------ Data entries ------

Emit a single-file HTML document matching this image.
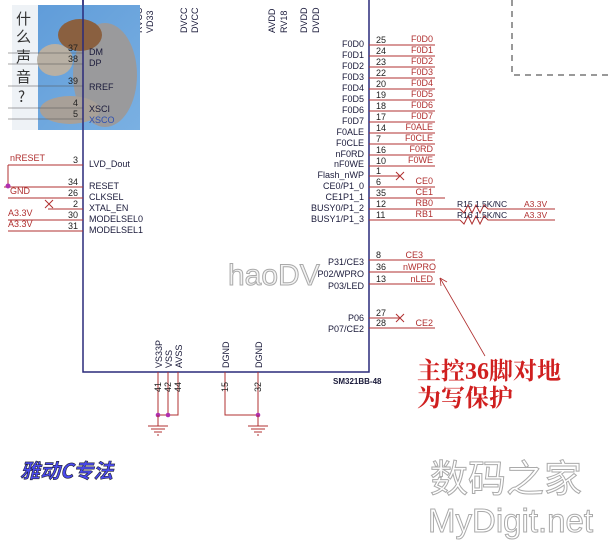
<!DOCTYPE html>
<html><head><meta charset="utf-8"><style>
html,body{margin:0;padding:0;background:#fff;}
svg{display:block;}
.t{font-family:"Liberation Sans",sans-serif;font-size:9px;fill:#1a1a3a;}
.r{font-family:"Liberation Sans",sans-serif;font-size:9px;fill:#b03030;}
.n{font-family:"Liberation Sans",sans-serif;font-size:9px;fill:#222;}
</style></head><body>
<svg width="608" height="554" viewBox="0 0 608 554" xmlns="http://www.w3.org/2000/svg">
<rect width="608" height="554" fill="#fff"/>
<path d="M512 0 V75 H608" fill="none" stroke="#333" stroke-dasharray="6,5" stroke-width="1"/>
<path d="M83 0 V372 H369 V0" fill="none" stroke="#2a2a7a" stroke-width="1.5"/>
<text x="333" y="384" class="t" style="font-weight:bold;font-size:8px">SM321BB-48</text>
<g class="t">
<text transform="translate(109,30) rotate(-90)" style="fill:#3050b0">RV5</text>
<text transform="translate(119,30) rotate(-90)" style="fill:#3050b0">RV33</text>
<text transform="translate(142,33) rotate(-90)">RVCC</text>
<text transform="translate(153,33) rotate(-90)">VD33</text>
<text transform="translate(187,33) rotate(-90)">DVCC</text>
<text transform="translate(198,33) rotate(-90)">DVCC</text>
<text transform="translate(275,33) rotate(-90)">AVDD</text>
<text transform="translate(287,33) rotate(-90)">RV18</text>
<text transform="translate(307,33) rotate(-90)">DVDD</text>
<text transform="translate(319,33) rotate(-90)">DVDD</text>
</g>
<g stroke="#b03030" stroke-width="1" fill="none">
<line x1="369" y1="45" x2="435" y2="45"/><line x1="369" y1="56" x2="435" y2="56"/>
<line x1="369" y1="67" x2="435" y2="67"/><line x1="369" y1="78" x2="435" y2="78"/>
<line x1="369" y1="89" x2="435" y2="89"/><line x1="369" y1="100" x2="435" y2="100"/>
<line x1="369" y1="111" x2="435" y2="111"/><line x1="369" y1="122" x2="435" y2="122"/>
<line x1="369" y1="133" x2="435" y2="133"/><line x1="369" y1="144" x2="435" y2="144"/>
<line x1="369" y1="155" x2="435" y2="155"/><line x1="369" y1="166" x2="435" y2="166"/>
<line x1="369" y1="176" x2="400" y2="176"/>
<line x1="369" y1="187" x2="435" y2="187"/><line x1="369" y1="198" x2="445" y2="198"/>
<line x1="369" y1="209" x2="460" y2="209"/><line x1="369" y1="220" x2="460" y2="220"/>
<path d="M460 209 l4 4 l4 -8 l4 8 l4 -8 l4 8 l4 -8 l4 4 H555"/>
<path d="M460 220 l4 4 l4 -8 l4 8 l4 -8 l4 8 l4 -8 l4 4 H555"/>
<line x1="369" y1="260" x2="435" y2="260"/><line x1="369" y1="272" x2="435" y2="272"/>
<line x1="369" y1="284" x2="435" y2="284"/>
<line x1="369" y1="318" x2="400" y2="318"/><line x1="369" y1="328" x2="435" y2="328"/>
</g>
<g stroke="#b03030" fill="none"><path d="M396 172 l8 8 M396 180 l8 -8"/><path d="M396 314 l8 8 M396 322 l8 -8"/><path d="M45 200 l8 8 M45 208 l8 -8"/></g>
<g class="t" text-anchor="end">
<text x="364" y="47">F0D0</text><text x="364" y="58">F0D1</text><text x="364" y="69">F0D2</text><text x="364" y="80">F0D3</text>
<text x="364" y="91">F0D4</text><text x="364" y="102">F0D5</text><text x="364" y="113">F0D6</text><text x="364" y="124">F0D7</text>
<text x="364" y="135">F0ALE</text><text x="364" y="146">F0CLE</text><text x="364" y="157">nF0RD</text><text x="364" y="167">nF0WE</text>
<text x="364" y="178">Flash_nWP</text><text x="364" y="189">CE0/P1_0</text><text x="364" y="200">CE1P1_1</text>
<text x="364" y="211">BUSY0/P1_2</text><text x="364" y="222">BUSY1/P1_3</text>
<text x="364" y="265">P31/CE3</text><text x="364" y="277">P02/WPRO</text><text x="364" y="289">P03/LED</text>
<text x="364" y="321">P06</text><text x="364" y="332">P07/CE2</text>
</g>
<g class="n">
<text x="376" y="43">25</text><text x="376" y="54">24</text><text x="376" y="65">23</text><text x="376" y="76">22</text>
<text x="376" y="87">20</text><text x="376" y="98">19</text><text x="376" y="109">18</text><text x="376" y="120">17</text>
<text x="376" y="131">14</text><text x="376" y="142">7</text><text x="376" y="153">16</text><text x="376" y="164">10</text>
<text x="376" y="174">1</text><text x="376" y="185">6</text><text x="376" y="196">35</text><text x="376" y="207">12</text><text x="376" y="218">11</text>
<text x="376" y="258">8</text><text x="376" y="270">36</text><text x="376" y="282">13</text>
<text x="376" y="316">27</text><text x="376" y="326">28</text>
</g>
<g class="r" text-anchor="end">
<text x="433" y="42">F0D0</text><text x="433" y="53">F0D1</text><text x="433" y="64">F0D2</text><text x="433" y="75">F0D3</text>
<text x="433" y="86">F0D4</text><text x="433" y="97">F0D5</text><text x="433" y="108">F0D6</text><text x="433" y="119">F0D7</text>
<text x="433" y="130">F0ALE</text><text x="433" y="141">F0CLE</text><text x="433" y="152">F0RD</text><text x="433" y="163">F0WE</text>
<text x="433" y="184">CE0</text><text x="433" y="195">CE1</text><text x="433" y="206">RB0</text><text x="433" y="217">RB1</text>
<text x="423" y="258">CE3</text><text x="436" y="270">nWPRO</text><text x="433" y="282">nLED</text>
<text x="433" y="326">CE2</text>
</g>
<g class="t" style="font-size:8.5px"><text x="457" y="207">R15  1.5K/NC</text><text x="457" y="218">R16  1.5K/NC</text></g>
<g class="r" style="font-size:8.5px"><text x="524" y="207">A3.3V</text><text x="524" y="218">A3.3V</text></g>
<g stroke="#b03030" stroke-width="1">
<line x1="8" y1="165" x2="83" y2="165"/><line x1="4" y1="187" x2="83" y2="187"/>
<line x1="8" y1="198" x2="83" y2="198"/><line x1="48" y1="209" x2="83" y2="209"/>
<line x1="8" y1="220" x2="83" y2="220"/><line x1="8" y1="231" x2="83" y2="231"/>
<line x1="8" y1="165" x2="8" y2="187"/>
</g>
<circle cx="8" cy="186" r="2.5" fill="#b030b0"/>
<g class="r"><text x="10" y="161">nRESET</text><text x="10" y="194">GND</text><text x="8" y="216">A3.3V</text><text x="8" y="227">A3.3V</text></g>
<g class="n" text-anchor="end"><text x="78" y="163">3</text><text x="78" y="185">34</text><text x="78" y="196">26</text><text x="78" y="207">2</text><text x="78" y="218">30</text><text x="78" y="229">31</text></g>
<g class="t"><text x="89" y="167">LVD_Dout</text><text x="89" y="189">RESET</text><text x="89" y="200">CLKSEL</text><text x="89" y="211">XTAL_EN</text><text x="89" y="222">MODELSEL0</text><text x="89" y="233">MODELSEL1</text></g>
<defs><linearGradient id="g" x1="0" y1="0" x2="1" y2="1"><stop offset="0" stop-color="#5d9ad8"/><stop offset="1" stop-color="#7ab0e2"/></linearGradient></defs>
<rect x="12" y="5" width="128" height="125" fill="url(#g)"/>
<rect x="12" y="5" width="26" height="125" fill="#eef2f6"/>
<ellipse cx="105" cy="75" rx="32" ry="52" fill="#9a9a9c"/>
<ellipse cx="80" cy="35" rx="22" ry="16" fill="#8a6040"/>
<ellipse cx="55" cy="60" rx="18" ry="16" fill="#b8b0a4"/>
<ellipse cx="70" cy="110" rx="30" ry="14" fill="#a8a098"/>
<g stroke="#555" stroke-width="0.8" opacity="0.7"><line x1="8" y1="53" x2="83" y2="53"/><line x1="8" y1="64" x2="83" y2="64"/><line x1="8" y1="86" x2="83" y2="86"/><line x1="8" y1="108" x2="83" y2="108"/><line x1="8" y1="119" x2="83" y2="119"/></g>
<g style="font-family:'Noto Sans CJK SC',sans-serif;font-size:15px;fill:#333"><text x="16" y="24">什</text><text x="16" y="42">么</text><text x="16" y="62">声</text><text x="16" y="82">音</text><text x="18" y="102">?</text></g>
<g class="n" text-anchor="end"><text x="78" y="51">37</text><text x="78" y="62">38</text><text x="78" y="84">39</text><text x="78" y="106">4</text><text x="78" y="117">5</text></g>
<g class="t"><text x="89" y="55">DM</text><text x="89" y="66">DP</text><text x="89" y="90">RREF</text><text x="89" y="112">XSCI</text><text x="89" y="123" style="fill:#3050b0">XSCO</text></g>
<line x1="83" y1="0" x2="83" y2="130" stroke="#2a2a7a" stroke-width="1.5"/>
<g class="t"><text transform="translate(162,368) rotate(-90)">VS33P</text><text transform="translate(172,368) rotate(-90)">VSS</text><text transform="translate(182,368) rotate(-90)">AVSS</text><text transform="translate(229,368) rotate(-90)">DGND</text><text transform="translate(262,368) rotate(-90)">DGND</text></g>
<g stroke="#b03030" fill="none"><path d="M158 372 V415 M168 372 V415 M178 372 V415 H158 M225 372 V415 H258 M258 372 V415"/></g>
<g class="n"><text transform="translate(161,392) rotate(-90)">41</text><text transform="translate(171,392) rotate(-90)">42</text><text transform="translate(181,392) rotate(-90)">44</text><text transform="translate(228,392) rotate(-90)">15</text><text transform="translate(261,392) rotate(-90)">32</text></g>
<g fill="#b030b0"><circle cx="158" cy="415" r="2.3"/><circle cx="168" cy="415" r="2.3"/><circle cx="258" cy="415" r="2.3"/></g>
<g stroke="#b03030" fill="none"><path d="M158 415 V426 M148 426 H168 M151 429 H165 M154 432 H162 M157 435 H159 M258 415 V426 M248 426 H268 M251 429 H265 M254 432 H262 M257 435 H259"/></g>
<text x="228" y="285" style="font-family:'Liberation Sans',sans-serif;font-size:30px;fill:#f4f4f4;stroke:#aaa;stroke-width:1">haoDV</text>
<line x1="485" y1="356" x2="440" y2="278" stroke="#b03030" stroke-width="0.8"/>
<path d="M440 278 l1 8 M440 278 l7 4" stroke="#b03030" stroke-width="0.8" fill="none"/>
<g style="font-family:'Liberation Serif','Noto Serif CJK SC',serif;font-size:24px;fill:#d02020;font-weight:bold"><text x="417" y="379">主控36脚对地</text><text x="417" y="406">为写保护</text></g>
<text x="20" y="478" style="font-family:'Noto Sans CJK SC',sans-serif;font-size:20px;font-weight:bold;font-style:italic;fill:#4a4aee;stroke:#223;stroke-width:0.6">雅动C专法</text>
<g style="font-family:'Noto Sans CJK SC','Liberation Sans',sans-serif;fill:#fff;stroke:#aaa;stroke-width:1"><text x="430" y="492" style="font-size:38px">数码之家</text><text x="428" y="532" style="font-family:'Liberation Sans',sans-serif;font-size:33px">MyDigit.net</text></g>
</svg>
</body></html>
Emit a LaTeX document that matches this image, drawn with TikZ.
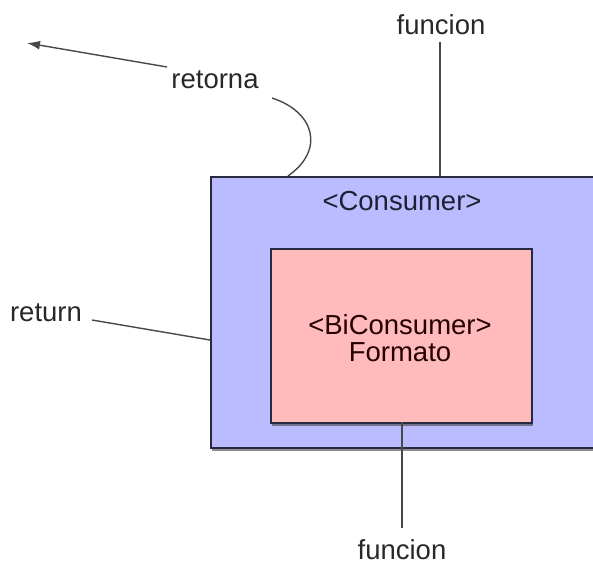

------

• _Set problem_
Only lines with the string "document" belong in your answer; copy each one.

• _Answer to this problem_
Emit a single-file HTML document matching this image.
Emit a LaTeX document that matches this image, drawn with TikZ.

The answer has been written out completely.